→ **Directions for this task**
Set down the data below from its first line to the line holding "import React from 'react';", inclusive; omit all pictures.

→ **Working data**

====================

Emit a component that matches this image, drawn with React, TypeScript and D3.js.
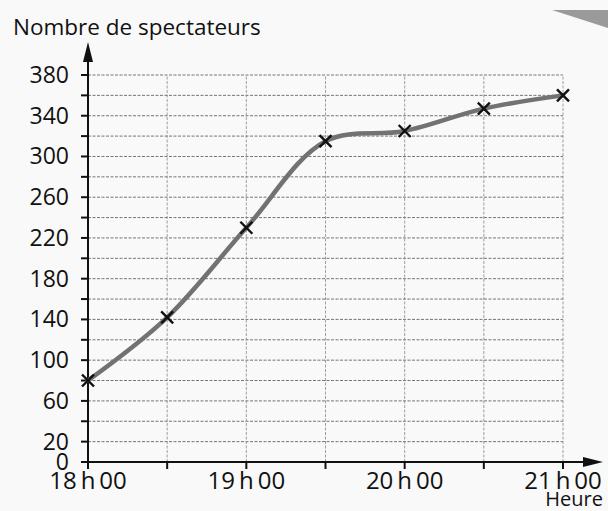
import * as d3 from 'd3';
import React from 'react';

// heures en minutes depuis 18h00
const minutes = [0, 30, 60, 90, 120, 150, 180];
const spectateurs = [80, 142, 230, 315, 325, 347, 360];
const xLabels = ['18\u2009h\u200900', '19\u2009h\u200900', '20\u2009h\u200900', '21\u2009h\u200900'];
const yLabels = [0, 20, 60, 100, 140, 180, 220, 260, 300, 340, 380];

const width = 608;
const height = 511;
const font = "'Open Sans', 'DejaVu Sans', sans-serif";

const App = () => {
  const x = d3.scaleLinear().domain([0, 180]).range([88, 563]);
  const y = d3.scaleLinear().domain([0, 380]).range([462, 75]);

  const hLines = d3.range(20, 400, 20);
  const vLines = d3.range(30, 210, 30);

  const line = d3
    .line<number>()
    .x((_, i) => x(minutes[i]))
    .y((d) => y(d))
    .curve(d3.curveCatmullRom.alpha(0.5));

  return (
    <svg
      width={width}
      height={height}
      style={{ position: 'absolute', left: 0, top: 0, background: '#f9f9f9' }}
    >
      <polygon points="552,10 608,10 608,28" fill="#9a9a9a" />

      {/* grille */}
      <g stroke="#666" strokeWidth={0.9} strokeDasharray="3,1.5">
        {hLines.map((v) => (
          <line key={'h' + v} x1={x(0)} x2={x(180)} y1={y(v)} y2={y(v)} />
        ))}
      </g>
      <g stroke="#888" strokeWidth={0.8} strokeDasharray="3,1.5">
        {vLines.map((m) => (
          <line key={'v' + m} x1={x(m)} x2={x(m)} y1={y(0)} y2={y(380)} />
        ))}
      </g>

      {/* axes */}
      <g stroke="#111" strokeWidth={2}>
        <line x1={x(0)} x2={x(0)} y1={y(0) + 7} y2={55} />
        <line x1={x(0)} x2={590} y1={y(0)} y2={y(0)} />
        {d3.range(0, 400, 20).map((v) => (
          <line key={'yt' + v} x1={x(0) - 7} x2={x(0)} y1={y(v)} y2={y(v)} />
        ))}
        {d3.range(0, 210, 30).map((m) => (
          <line key={'xt' + m} x1={x(m)} x2={x(m)} y1={y(0)} y2={y(0) + 7} />
        ))}
      </g>
      <polygon points="88,42 83,62 93,62" fill="#111" />
      <polygon points="603,462 583,457 583,467" fill="#111" />

      {/* labels */}
      <g fontFamily={font} fill="#111">
        {yLabels.map((v) => (
          <text key={'yl' + v} x={x(0) - 19} y={y(v) + 8} textAnchor="end" fontSize={23}>
            {v}
          </text>
        ))}
        {xLabels.map((t, i) => (
          <text key={'xl' + t} x={x(i * 60)} y={489} textAnchor="middle" fontSize={24}>
            {t}
          </text>
        ))}
        <text x={13} y={35} fontSize={22.5}>
          Nombre de spectateurs
        </text>
        <text x={603} y={506} textAnchor="end" fontSize={20}>
          Heure
        </text>
      </g>

      {/* courbe */}
      <path
        d={line(spectateurs) || ''}
        fill="none"
        stroke="#727272"
        strokeWidth={4.5}
        strokeLinecap="round"
      />
      <g stroke="#111" strokeWidth={2.4}>
        {spectateurs.map((v, i) => {
          const cx = x(minutes[i]);
          const cy = y(v);
          return (
            <g key={'m' + i}>
              <line x1={cx - 6} x2={cx + 6} y1={cy - 6} y2={cy + 6} />
              <line x1={cx - 6} x2={cx + 6} y1={cy + 6} y2={cy - 6} />
            </g>
          );
        })}
      </g>
    </svg>
  );
};

export default App;
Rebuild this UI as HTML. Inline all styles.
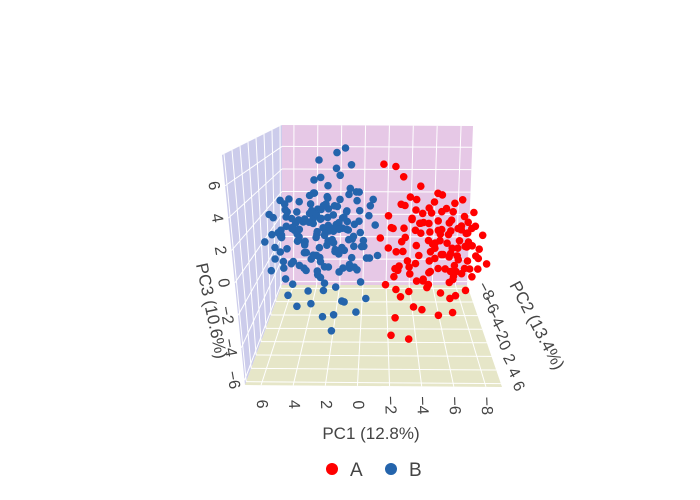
<!DOCTYPE html>
<html><head><meta charset="utf-8"><style>
body{margin:0;background:#fff;}
svg{display:block;font-family:"Liberation Sans",sans-serif;}
</style></head><body>
<svg id="chart" width="700" height="500" viewBox="0 0 700 500" xmlns="http://www.w3.org/2000/svg">
<g id="walls"></g><g id="grid"></g><g id="pts"></g><g id="ticks"></g>
<text x="371" y="439" font-size="17" fill="#444" text-anchor="middle">PC1 (12.8%)</text>
<text x="0" y="0" font-size="17" fill="#444" text-anchor="middle" transform="translate(206,312) rotate(78)">PC3 (10.6%)</text>
<text x="0" y="0" font-size="17" fill="#444" text-anchor="middle" transform="translate(532,328) rotate(62)">PC2 (13.4%)</text>
<g>
<g><circle cx="332" cy="469" r="6" fill="#ff0000"/><text x="350" y="476" font-size="19" fill="#444">A</text></g>
<g><circle cx="391" cy="469" r="6" fill="#2464ac"/><text x="409" y="476" font-size="19" fill="#444">B</text></g>
</g>
</svg>
<script>
const pc1Ticks=[6,4,2,0,-2,-4,-6,-8];
const pc2Ticks=[-8,-6,-4,-2,0,2,4,6];
const pc3Ticks=[6,4,2,0,-2,-4,-6];
const groupB=[[2.1,-4,0.3],[3.5,-3,-1.2],[1.2,-5,1.5],[4.8,-4,-0.5],[0.5,-3,-2.1],[2.8,-6,2.4],[5.5,-2,-1.8],[1.8,-2,-3.2],[3.2,-5,0.9],[0.1,-4,0.2],
[4.1,-6,1.8],[2.5,-1,-2.5],[1.0,-6,3.1],[6.0,-3,0.5],[3.8,-2,-3.5],[-0.5,-5,1.2],[2.2,-7,4.5],[4.5,-1,-4.2],[1.5,-3,-0.8],[3.0,-4,2.0],
[5.2,-5,0.0],[0.8,-2,-1.5],[2.6,-5,3.6],[6.5,-4,-1.0],[1.9,-1,-4.8],[-0.2,-3,-0.5],[3.6,-7,5.2],[4.2,-3,-2.2],[0.3,-6,2.8],[2.9,-2,-1.0],
[5.8,-6,2.2],[1.4,-4,-2.6],[3.3,-6,4.0],[7.0,-3,-0.2],[2.0,0,-5.5],[-1.0,-4,0.8],[1.6,-8,6.0],[4.9,-2,-3.0],[0.6,-5,0.5],[3.9,-4,1.0],
[2.4,-3,-0.1],[1.1,-4,1.9],[4.4,-5,-0.9],[0.0,-2,-2.8],[2.7,-6,1.4],[5.0,-3,0.9],[1.3,-1,-3.8],[3.4,-4,-1.6],[-0.8,-6,2.2],[2.3,-8,5.6],
[4.6,-4,2.6],[0.9,-3,0.0],[3.1,-2,-2.0],[6.2,-5,-0.6],[1.7,-5,2.5],[-0.4,-1,-3.6],[3.7,-5,3.0],[5.4,-2,-2.6],[2.0,-4,-1.3],[0.4,-4,3.4],
[4.0,-7,3.5],[2.6,0,-4.5],[1.0,-7,4.8],[5.6,-4,1.4],[3.5,-1,-4.0],[-1.2,-3,-1.2],[2.9,-5,-0.4],[4.7,-6,0.3],[1.5,-6,0.7],[3.2,-3,0.4],
[0.7,-4,-0.3],[2.2,-2,1.0],[4.3,-4,-1.4],[1.8,-5,-1.9],[6.8,-5,1.0],[0.2,-5,1.6],[3.0,-3,-2.9],[2.5,-4,2.9],[5.1,-1,-3.4],[1.2,-2,-4.3],
[3.8,-6,2.7],[-0.6,-4,-1.8],[2.1,-6,0.1],[4.5,-3,0.2],[1.6,-3,1.3],[3.4,-5,1.7],[0.3,-1,-4.6],[2.8,-3,-3.9],[5.9,-4,-2.1],[1.9,-7,3.9],
[0.2,-4,1.1],[1.4,-3,-0.6],[2.6,-5,0.4],[3.8,-4,-1.9],[5.0,-3,1.6],[6.2,-5,-0.4],[0.8,-5,-2.2],[2.0,-4,2.3],[3.2,-3,-2.7],[4.4,-5,0.9],
[5.6,-4,-1.1],[6.6,-3,1.9],[-0.4,-3,-1.4],[1.1,-6,2.6],[2.3,-2,-1.7],[3.5,-5,1.3],[4.7,-4,-2.4],[5.9,-5,2.1],[0.5,-2,0.6],[1.7,-4,-2.9],
[2.9,-6,1.8],[4.1,-3,-0.3],[5.3,-6,0.2],[6.4,-2,-2.0],[-0.6,-5,2.0],[1.0,-3,1.4],[2.2,-5,-1.0],[3.4,-2,2.5],[4.6,-6,-1.6],[5.8,-3,0.7],
[0.0,-4,-0.9],[1.2,-5,0.1],[2.4,-3,1.7],[3.6,-6,-0.5],[4.8,-2,-1.3],[6.0,-4,2.7],[0.7,-6,-1.7],[1.9,-2,2.2],[3.1,-4,-2.1],[4.3,-2,1.1],
[5.5,-5,-2.7],[6.7,-4,0.0],[-0.2,-2,0.3],[1.3,-4,-1.2],[2.5,-2,0.8],[3.7,-3,2.0],[4.9,-5,-0.8],[6.1,-6,1.3],[0.4,-5,2.4],[1.6,-6,-0.2],
[2.8,-4,-2.5],[4.0,-5,2.8],[5.2,-4,0.5],[6.3,-3,-1.5],[0.9,-4,-2.6],[2.1,-3,0.0],[3.3,-5,-1.4],[4.5,-3,1.5],[5.7,-2,-0.6],[1.5,-5,1.0],
[2.7,-3,2.6],[3.9,-6,0.6],[5.1,-2,2.4],[0.3,-3,-2.3],[1.8,-2,-0.4],[3.0,-5,0.2],[4.2,-4,-2.8],[5.4,-3,1.0],[6.5,-6,-0.9],[2.0,-6,1.6],
[3.6,-4,0.9],[4.8,-4,1.8],[1.0,-4,0.4],[2.6,-4,-0.8],[4.0,-3,-1.0],[3.0,-4,1.3],[1.6,-3,0.8],[5.0,-5,-0.3],[2.2,-4,0.5],[3.4,-4,-0.2]];
const groupA=[[-6,-4,-1.5],[-7.5,-5,-0.8],[-5,-3,-2.5],[-8,-4,-2],[-4.5,-5,-0.2],[-6.8,-3,-3],[-3.5,-2,-3.5],[-7,-6,0.5],[-5.5,-4,-1],[-8.5,-5,-1.2],
[-4,-3,-1.8],[-6.5,-2,-4],[-2.5,-1,-5],[-7.8,-6,-0.3],[-5.8,-5,0.8],[-3,-4,-0.5],[-6.2,-3,-2.2],[-8.2,-3,-2.8],[-4.8,-2,-3.2],[-7.2,-4,-1.6],
[-5.2,-6,1.5],[-3.8,-5,1.0],[-6.8,-5,0.0],[-8.8,-4,-1.8],[-2.8,-3,-2.0],[-5.6,-1,-4.8],[-7.6,-2,-3.4],[-4.2,-6,2.2],[-6.4,-4,-0.6],[-1.8,-2,-3.0],
[-3.2,-7,3.8],[-1.6,-8,4.6],[-2.6,-8,4.4],[-4.6,-7,3.0],[-6.0,-7,2.4],[-8.0,-6,0.8],[-5.0,-4,-0.4],[-7.0,-3,-2.4],[-2.2,0,-5.8],[-3.4,1,-5.6],
[-4.4,-1,-4.4],[-6.6,-1,-4.6],[-5.4,-3,-1.4],[-7.4,-5,-1.4],[-3.6,-3,-2.6],[-8.4,-5,0.2],[-6.2,-6,1.2],[-4.0,-4,0.4],[-5.8,-2,-3.6],[-7.8,-4,-2.6],
[-2.0,-4,-1.0],[-2.4,-2,-2.4],[-1.4,-5,-0.6],[-3.0,-6,1.8],[-5.2,-5,-0.1],[-6.8,-4,-1.0],[-8.6,-3,-2.2],[-4.6,-3,-3.0],[-7.2,-6,1.9],[-3.8,-1,-4.2],
[-6.0,-5,-0.8],[-5.0,-2,-2.0],[-7.6,-5,0.4],[-4.4,-5,0.6],[-2.6,-3,-3.8],[-8.2,-6,-0.6],[-6.4,-2,-2.8],[-3.2,-5,0.2],[-5.6,-6,2.0],[-7.0,-4,-3.2],
[-2.2,-4,0.6],[-3.4,-3,-1.6],[-4.6,-5,1.4],[-5.8,-4,-2.6],[-7.0,-3,0.9],[-8.2,-5,-0.9],[-2.8,-5,-3.2],[-4.0,-4,2.0],[-5.2,-3,-0.3],[-6.4,-5,1.8],
[-7.6,-4,-3.0],[-8.8,-3,0.4],[-2.5,-3,-2.2],[-3.7,-6,2.4],[-4.9,-2,-1.2],[-6.1,-5,0.1],[-7.3,-4,-1.9],[-8.5,-5,1.5],[-3.0,-2,-0.5],[-4.2,-4,-3.6],
[-5.4,-6,1.1],[-6.6,-3,-2.4],[-7.8,-6,2.2],[-9.0,-2,-1.4],[-2.0,-5,1.2],[-3.2,-3,0.2],[-4.4,-5,-2.0],[-5.6,-2,0.8],[-6.8,-6,-0.7],[-8.0,-3,-2.2],
[-2.6,-4,-1.3],[-3.8,-5,0.9],[-5.0,-3,-3.4],[-6.2,-6,2.6],[-7.4,-2,-0.1],[-8.6,-4,-1.6],[-3.3,-6,1.7],[-4.5,-2,-2.7],[-5.7,-4,0.4],[-6.9,-2,-3.8],
[-8.1,-5,0.7],[-2.9,-2,-3.9],[-4.1,-4,-0.8],[-5.3,-5,-1.7],[-6.5,-4,1.0],[-7.7,-3,-0.5],[-8.9,-6,0.0],[-3.6,-4,-2.5],[-4.8,-6,0.3],[-6.0,-3,-1.1],
[-7.2,-5,-2.8],[-8.4,-2,-0.3],[-2.4,-6,-0.2],[-5.5,-4,-0.6],[-6.7,-4,-1.4],[-7.9,-4,0.2],[-4.3,-3,1.3],[-6.3,-2,-0.9],[-7.1,-6,1.2],[-5.1,-5,0.6]];

const X0=7,X1=-9,Y0=-8.5,Y1=6.5,Z0=-6.3,Z1=7.9;
const C={"000":[282,285],"100":[467,285],"010":[282,125],"110":[473,126],
"001":[245,385],"101":[502,387],"011":[222,155],"111":[524,158]};
function L(a,b,t){return [a[0]+(b[0]-a[0])*t,a[1]+(b[1]-a[1])*t];}
function proj(u,v,w){
 const a=L(L(C["000"],C["100"],u),L(C["010"],C["110"],u),v);
 const b=L(L(C["001"],C["101"],u),L(C["011"],C["111"],u),v);
 return L(a,b,w);}
function P(x,y,z){return proj((x-X0)/(X1-X0),(z-Z0)/(Z1-Z0),(y-Y0)/(Y1-Y0));}
const NS="http://www.w3.org/2000/svg";
function mk(tag,parent,attrs){const e=document.createElementNS(NS,tag);for(const k in attrs)e.setAttribute(k,attrs[k]);parent.appendChild(e);return e;}
function poly(pts){return pts.map(p=>p.join(',')).join(' ');}
const walls=document.getElementById('walls');
let w1=mk('polygon',walls,{points:poly([proj(0,0,0),proj(1,0,0),proj(1,1,0),proj(0,1,0)]),fill:'rgb(230,200,230)'});


let w2=mk('polygon',walls,{points:poly([proj(0,0,0),proj(0,0,1),proj(0,1,1),proj(0,1,0)]),fill:'rgb(204,204,235)'});


let w3=mk('polygon',walls,{points:poly([proj(0,0,0),proj(1,0,0),proj(1,0,1),proj(0,0,1)]),fill:'rgb(230,230,200)'});


const grid=document.getElementById('grid');
function line(a,b){const l=mk('line',grid,{x1:a[0],y1:a[1],x2:b[0],y2:b[1],stroke:'#fff','stroke-width':1});
 
 }
pc1Ticks.forEach(t=>{line(P(t,Y0,Z0),P(t,Y0,Z1));line(P(t,Y0,Z0),P(t,Y1,Z0));});
pc3Ticks.forEach(t=>{line(P(X0,Y0,t),P(X1,Y0,t));line(P(X0,Y0,t),P(X0,Y1,t));});
pc2Ticks.forEach(t=>{line(P(X0,t,Z0),P(X1,t,Z0));line(P(X0,t,Z0),P(X0,t,Z1));});
const pts=document.getElementById('pts');
function drawGroup(data,color,name){
 data.slice().sort((a,b)=>a[1]-b[1]).forEach(d=>{const p=P(d[0],d[1],d[2]);
  const c=mk('circle',pts,{cx:p[0].toFixed(1),cy:p[1].toFixed(1),r:3.8,fill:color});
  
  });}
drawGroup(groupB,'#2464ac','point-b');
drawGroup(groupA,'#ff0000','point-a');
const ticks=document.getElementById('ticks');
function tick(txt,p,rot,name){const t=mk('text',ticks,{x:0,y:0,'font-size':16,fill:'#444','text-anchor':'middle','dominant-baseline':'middle',transform:`translate(${p[0].toFixed(1)},${p[1].toFixed(1)}) rotate(${rot})`});
 t.textContent=txt.replace('-','\u2212');
 
 }
pc1Ticks.forEach(t=>{const p=P(t,Y1,Z0);tick(String(t),[p[0],p[1]+19],88,'x-tick-label');});
pc3Ticks.forEach(t=>{const p=P(X0,Y1,t);tick(String(t),[p[0]-12,p[1]],80,'z-tick-label');});
pc2Ticks.forEach(t=>{const p=P(X1,t,Z0);tick(String(t),[p[0]+17,p[1]+3],62,'y-tick-label');});
</script>
</body></html>
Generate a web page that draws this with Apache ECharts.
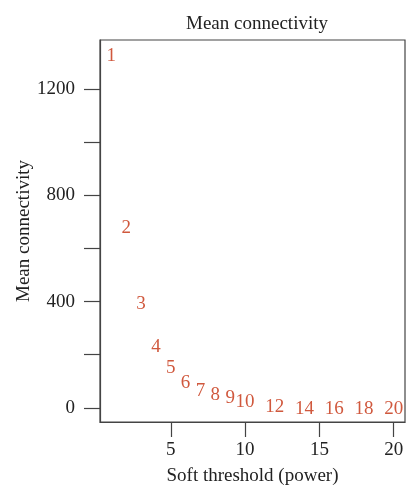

====================

→ **Solution for this task**
Emit a component that matches this image, drawn with React, TypeScript and D3.js.
import * as d3 from 'd3';
import React from 'react';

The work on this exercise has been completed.